Langsung ke konten utama

Corak Penafsiran Al-Qur'an

Assalamualaikum Warrahmatullahi Wabarakatuh

Bismillah walhamdulillah

Pada kesempatan kali ini saya akan mengulas sedikit mengenai corak tafsir al-Qur'an.

Para ulama mendefinisikan al-Qur'an yakni firman Allah yang berupa mukjizat (tak satupun jin dan manusia yang dapat mencipta sebagai tandingan al-Qur'an), diturunkan kepada Nabi Muhammad saw. dalam bahasa Arab, tertulis dalam mushaf, membacanya terhitung sebagai ibadah, diriwayatkan secara mutawatir (berangsur-angsur, secara berturut-turut, secara bertahap) yang dimulai dengan surah al-Fatihah dan diakhiri dengan surah an-Naas.

Secara etimologi kata ‘tafsir’ berasal dari al-fasru ( الفسر ) yang berarti jelas dan nyata.
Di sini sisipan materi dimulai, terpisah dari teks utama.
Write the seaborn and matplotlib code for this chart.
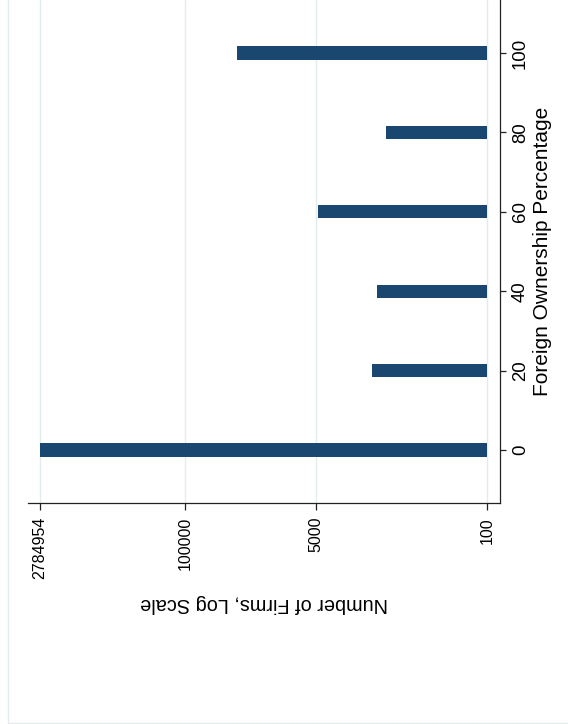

Dalam Lisan al-Arab Ibnu Manzur menyebutkan al-fasru berarti membuka tabir, sedangkan at-tafsir artinya menyibak makna dari kata yang tidak dimengerti. Ada lagi yang mendefinisikan tafsir dengan arti menyingkap (al-kasyaf) dan "menerangkan" (al-bayan). 

Dengan demikian, menafsir mengandung dua kegiatan, yakni:

Pertama, menyingkapkan makna teks yang tersembunyi sehingga jelas, bagi yang menyingkapkan. 

Kedua, menerangkan makna yang sudah jelas maksudnya bagi penyingkap itu kepada khalayak. 

Dari definisi tafsir secara etimologi itu, maka tafsir bisa dimaknai membuka tabir untuk sesuatu yang kasat mata dan juga berarti menyingkap makna kata.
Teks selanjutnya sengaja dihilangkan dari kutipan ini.